I continue to read with increasing sadness the charged discussion in the American Jewish community provoked by Peter Beinart’s long essay in Jewish Currents and much shorter op-ed in the NYTimes in which he explains why he believes that a two-state solution to the Israeli-Palestinian conflict is dead and why he now advocates for a one-state solution to this seemingly intractable conflict.
See Peter’s essay in Jewish Currents at https://jewishcurrents.org/yavne-a-jewish-case-for-equality-in-israel-palestine/ and his op-ed in the NYTimes – https://www.nytimes.com/2020/07/08/opinion/israel-annexation-two-state-solution.html
Many have written thoughtful and persuasive rebuttals to Peter’s ideas in the American and Israeli press. Most recently, Middle East experts Dennis Ross and David Makovsky, who had senior roles in past U.S. government efforts to advance the Israeli-Palestinian peace process, wrote for the Washington Institute for Near East Policy why they believe, contrary to Peter’s position, that the two-state solution remains viable and is essential for Israeli-Palestinian peace – “Don’t Give Up on the Two-State Solution” (July 14, 2020) – https://www.washingtoninstitute.org/policy-analysis/view/dont-give-up-on-the-two-state-solution. I recommend their piece most especially. I agree with them.

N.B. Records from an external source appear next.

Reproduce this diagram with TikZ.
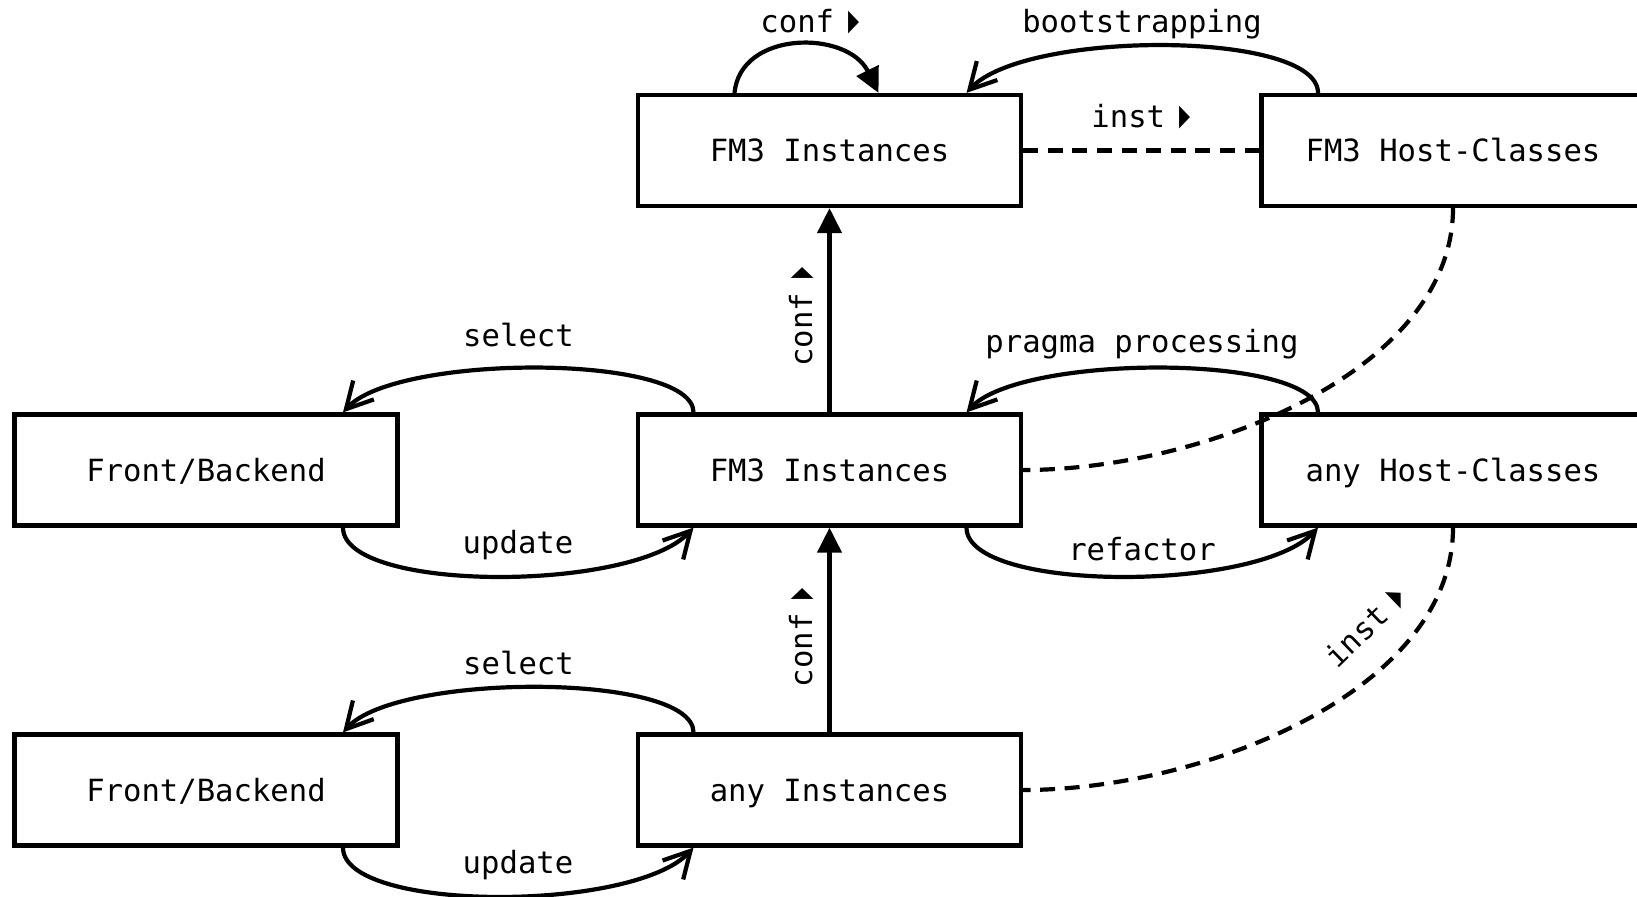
\documentclass[tikz,border=0pt]{standalone}
\usepackage{graphicx}
\usepackage{fontspec}
\setmonofont{DejaVu Sans Mono}
\newfontfamily\trifont{DejaVu Sans}
\usetikzlibrary{arrows.meta,calc}
\newcommand{\dirmark}{\kern7pt\raisebox{-1pt}{\scalebox{0.72}[1.5]{\trifont ▸}}}
\begin{document}
\begin{tikzpicture}[x=0.5pt,y=-0.5pt,
  every node/.style={font=\ttfamily\fontsize{15.3pt}{18pt}\selectfont},
  box/.style={draw, line width=2.1pt, minimum width=191.5pt, minimum height=55.5pt,
              text height=11.2pt, text depth=0pt, inner sep=0pt},
  lbl/.style={inner sep=0pt},
  link/.style={line width=2.1pt},
  tri/.style={link, -{Triangle[length=12.5pt,width=12pt]}},
  barb/.style={link, -{Straight Barb[length=13pt,width=14pt]}},
  dashlink/.style={link, dash pattern=on 7.5pt off 4.8pt}
]
\fill[white] (0,0) rectangle (1637,896);
\useasboundingbox (0,0) rectangle (1637,896);

% boxes
\node[box] (fmtop)   at (829.5,150.5) {FM3 Instances};
\node[box] (fmhost)  at (1453,150.5)  {FM3 Host-Classes};
\node[box] (fb1)     at (206,470)     {Front/Backend};
\node[box] (fmmid)   at (829.5,470)   {FM3 Instances};
\node[box] (anyhost) at (1453,470)    {any Host-Classes};
\node[box] (fb2)     at (206,790)     {Front/Backend};
\node[box] (anyinst) at (829.5,790)   {any Instances};

% top row
\draw[tri] ($(fmtop.north)+(-95,0)$) .. controls +(6,-63) and +(-31,-63) .. ($(fmtop.north)+(49,0)$);
\draw[barb] ($(fmhost.north)+(-135,0)$) .. controls +(0,-63) and +(58,-63) .. ($(fmtop.north)+(137,0)$);
\draw[dashlink] (fmtop.east) -- (fmhost.west);
\node[lbl, anchor=base west] (lconf0) at (760,32) {conf\dirmark};
\node[lbl, anchor=base] (lboot) at (1142,32) {bootstrapping};
\node[lbl, anchor=base west] (linst0) at (1091,127) {inst\dirmark};

% middle row
\draw[tri] (fmmid.north) -- (fmtop.south);
\node[lbl, anchor=base west, rotate=90] (lconf1) at (812,367) {conf\dirmark};
\draw[barb] ($(fmmid.north)+(-136,0)$) .. controls +(0,-59) and +(54,-59) .. ($(fb1.north)+(137,0)$);
\draw[barb] ($(fb1.south)+(137,0)$) .. controls +(0,65) and +(-60,65) .. ($(fmmid.south)+(-136,0)$);
\draw[barb] ($(anyhost.north)+(-135,0)$) .. controls +(0,-59) and +(54,-59) .. ($(fmmid.north)+(137,0)$);
\draw[barb] ($(fmmid.south)+(137,0)$) .. controls +(0,65) and +(-60,65) .. ($(anyhost.south)+(-135,0)$);
\draw[dashlink] (fmhost.south) .. controls +(0,164) and +(179,0) .. (fmmid.east);
\node[lbl, anchor=base] (lsel1) at (518.5,346) {select};
\node[lbl, anchor=base] (lupd1) at (518,553) {update};
\node[lbl, anchor=base] (lprag) at (1142,352) {pragma processing};
\node[lbl, anchor=base] (lref) at (1142,560) {refactor};

% bottom row
\draw[tri] (anyinst.north) -- (fmmid.south);
\node[lbl, anchor=base west, rotate=90] (lconf2) at (812,687.5) {conf\dirmark};
\draw[barb] ($(anyinst.north)+(-136,0)$) .. controls +(0,-60) and +(54,-60) .. ($(fb2.north)+(137,0)$);
\draw[barb] ($(fb2.south)+(137,0)$) .. controls +(0,65) and +(-60,65) .. ($(anyinst.south)+(-136,0)$);
\draw[dashlink] (anyhost.south) .. controls +(0,164) and +(179,0) .. (anyinst.east);
\node[lbl, anchor=base] (lsel2) at (518.5,674) {select};
\node[lbl, anchor=base] (lupd2) at (518,873.5) {update};
\node[lbl, anchor=base, rotate=44] (linst1) at (1373,635) {inst\dirmark};
\end{tikzpicture}
\end{document}
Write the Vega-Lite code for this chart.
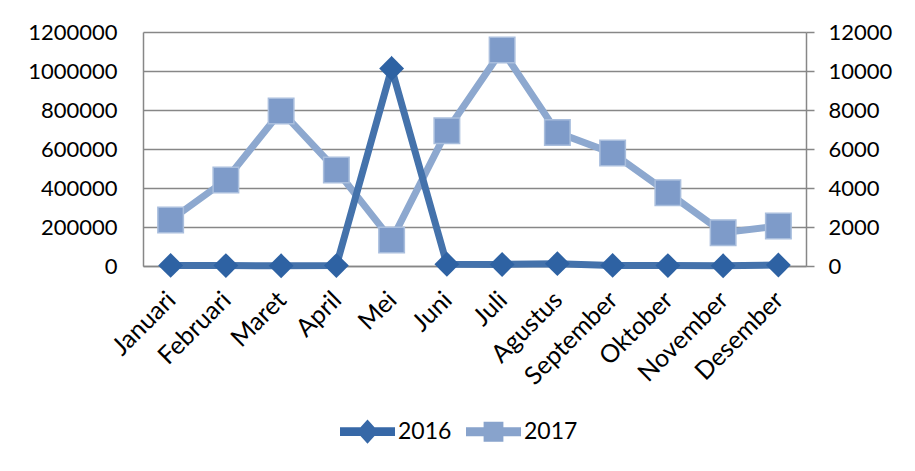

I add as a warning only the words of the late Israeli writer and peace activist Amos Oz who, in his last book Dear Zealots – Letters from a Divided Land (New York: Mariner Books, 2019) wrote:
“Apart from Switzerland, all bi-national and multinational states are either barely squeaking by (Belgium, the United Kingdom, Spain) or have already deteriorated into violent conflict (Lebanon, Cyprus, the former Yugoslavia and the USSR). There’s no successful historical model of two people’s living side by side in one state, especially in the Middle East…
“There must be compromise between Israel and Palestine. There must be two states. We must divide this land and turn it into a duplex.
On both sides there are many people who loathe the very idea of compromise, viewing any concession as weakness, as pitiful surrender. Whereas I think that in the lives of families, neighbors, and nations, choosing to compromise is in fact choosing life. The opposite of compromise is not pride or integrity or idealism. The opposite of compromise is fanaticism and death…”
Indeed, any action taken unilaterally by Israel (e.g. building and expanding more West Bank settlements, annexing portions of the West Bank, confiscating privately owned Palestinian land, destroying “illegal Palestinian homes,” intensifying the military occupation of East Jerusalem and the West Bank) or by the Palestinians (e.g. cancelling security agreements with Israel, initiating violence against Israelis, declaring an independent state outside of bi-lateral negotiations) that makes a two-state solution more difficult to achieve ought to be condemned by all who support both a secure Jewish and democratic State of Israel and the legitimate national rights of the Palestinian people to a state of their own peacefully existing alongside Israel.
I hope and pray that a President Joe Biden and a reconstituted American State Department will bring the Israelis and Palestinians back into good-faith negotiations to assure Israeli and Palestinian security, justice, human rights, national dignity and sovereignty to the Palestinians, and peace between our two peoples.